Tuesday, August 21, 2007
Let me preface this by saying that I haven't set up my PS2 in my house since college and probably should have just ebayed it a while ago. But during my heyday in late high school and my college years I played a lot of Madden and NCAA Football. And while I have always been a short passes west coast offense type of player, nothing ticked me off more than the players that played with the Falcons.
The players that typically played with the Falcons did absolutely nothing but run with Vick. They didn't ever use runs, they instead would run pass plays, typically deep pass plays, scramble around with Vick and if nothing was open deep pick up a few rushing yards. It was incredibly annoying, and on those games where you were lucky enough to drill and injure Mike Vick these players were typically screwed. Without the scrambling they had pretty much no offense, it was all they did, run with the fastest QB in the game. Hell someone even made a compilation highlight video of how cheap he was.
Now who will these talentless hacks play as? Without Vick they've lost their bread and their butter. They have nothing, they will never play with Joey Harrington and will need to find substitutes. So who will be their next scrambling QB for these hacks?
5. Antwaan Randle El, the Adjustor: You've seen this before. A guy who just uses a scrambling quarterback doesn't pick the Falcons. He struggles for a a quarter or two with a normal pocket quarterback and decides to say what the hell, he played QB in college and I've seen him throw a touchdown pass before, so Randle El you're my QB. Typically this move doesn't work at all, so it's not gonna be a top choice.
4. Tony Romo, Underwood's Bitch: So what happens if you really really desire a scrambling white QB? There's no Steve Young anymore, Brunell is pretty much dead. You certainly aren't going to choose a Manning or the Golden Boy. Your options are pretty much limited to Alex Smith, Ben Three Day Old Cheeseburger, the Sex Cannon and Tony Homo. Out of those 4, it's probably between Smith and Homo, but because this person who uses the scrambling QB is most likely a douche he will choose the Cowboys.
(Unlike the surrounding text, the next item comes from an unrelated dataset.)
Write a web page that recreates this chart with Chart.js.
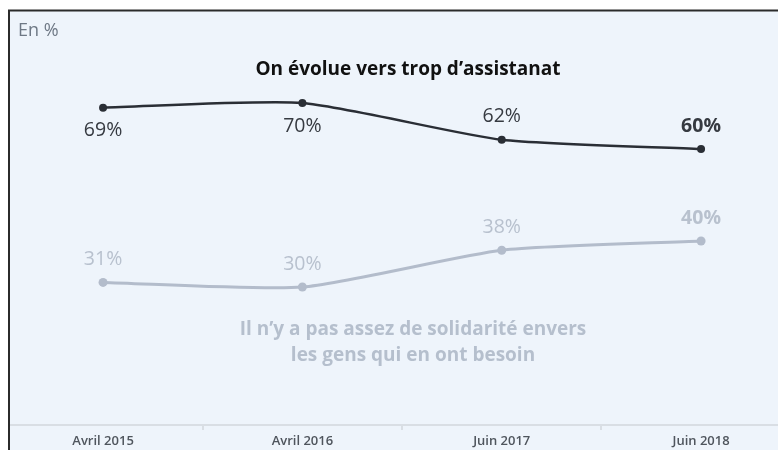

3. Tarvaris Jackson, a Purer Mini-Vick: Jackson has limited hype thus far in his career and we have no idea if he can really be much of a passer. What we do know is that he is fast as friggin hell and that he can get out of the pocket and run around. He even wears #7 and in uniform he looks exactly like Vick except in purple instead of black. Jackson will be a good option in this years Madden, but something tells me his speed will be upgraded next year and then he will be a more viable option.
2. Donovan McNabb, The Superstar: McNabb is a stud and despite him blowing out his knee last season he probably will still have solid speed stats this season. Picking McNabb gives the hack the option to be a solely scrambling QB while giving the reasonable threat that they might actually pass the ball down the field.
1. Vince Young, the Coverboy: The most logical choice is Vince Young. He's fast, he's strong, and he can scramble all day long. His passing skills aren't currently the best in the world and most likely the playbook includes several QB draws and specific QB runs. In addition like Vick was for Madden 04, Vince is the coverboy this season meaning they jacked up his stats through the roof most likely.